No one is claiming it as a buzzword. Anyone who knows what ray tracing is will know the quality of it, those who don't will just know that it is a light rendering that resembles real lighting reflection, which is what is being utilized now. It's a big advancement from gen to gen. Lighting techniques are important



Before the PS3 everyone was nice to me :(

Looks fantastic, really excited for the new technical possibilities with next gen consoles.

Going to be buying a PS4 at launch if this keeps up. I hope there's at least one or two solid JRPG in the launch lineup. I would love a next-gen Tales game.

I wish Microsoft would start showing off their hardware too. Although I have low hopes in terms of Japanese support...



Chark said:
No one is claiming it as a buzzword. Anyone who knows what ray tracing is will know the quality of it, those who don't will just know that it is a light rendering that resembles real lighting reflection, which is what is being utilized now. It's a big advancement from gen to gen. Lighting techniques are important


There are tons of different quality levels at raytracing, and you can do at the entire rendering pipeline or only sub-parts of it. That's what some of us are saying, that this is a low quality, low performance requirements version of raytracing already used on several games. It's like saying that one game that uses a subsurface scattering algorithm is doing raytracing, it's true for the subsurface scattered material, but it's false for everything else. Graphics are always doing the most with the less resources, this is a nice approximation, but it's not raytracing on the entire rendering pipeline.
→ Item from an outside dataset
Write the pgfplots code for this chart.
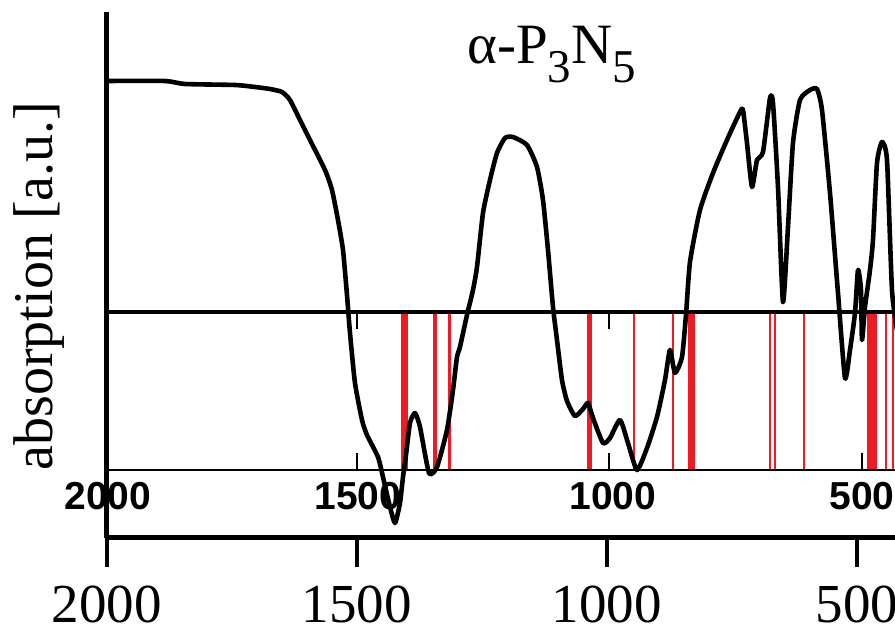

Some PS fans will use it as a system wars weapon, but it's a half truth (the best way to spread lies is to use half truths) and a PR buzzword.



Kynes said:
Chark said:
No one is claiming it as a buzzword. Anyone who knows what ray tracing is will know the quality of it, those who don't will just know that it is a light rendering that resembles real lighting reflection, which is what is being utilized now. It's a big advancement from gen to gen. Lighting techniques are important


There are tons of different quality levels at raytracing, and you can do at the entire rendering pipeline or only sub-parts of it. That's what some of us are saying, that this is a low quality, low performance requirements version of raytracing already used on several games. It's like saying that one game that uses a subsurface scattering algorithm is doing raytracing, it's true for the subsurface scattered material, but it's false for everything else. Graphics are always doing the most with the less resources, this is a nice approximation, but it's not raytracing on the entire rendering pipeline.

Some PS fans will use it as a system wars weapon, but it's a half truth (the best way to spread lies is to use half truths) and a PR buzzword.

We already have 8GB GDDR5. Only actual nerds who know what RT is would bother to use it in console wars.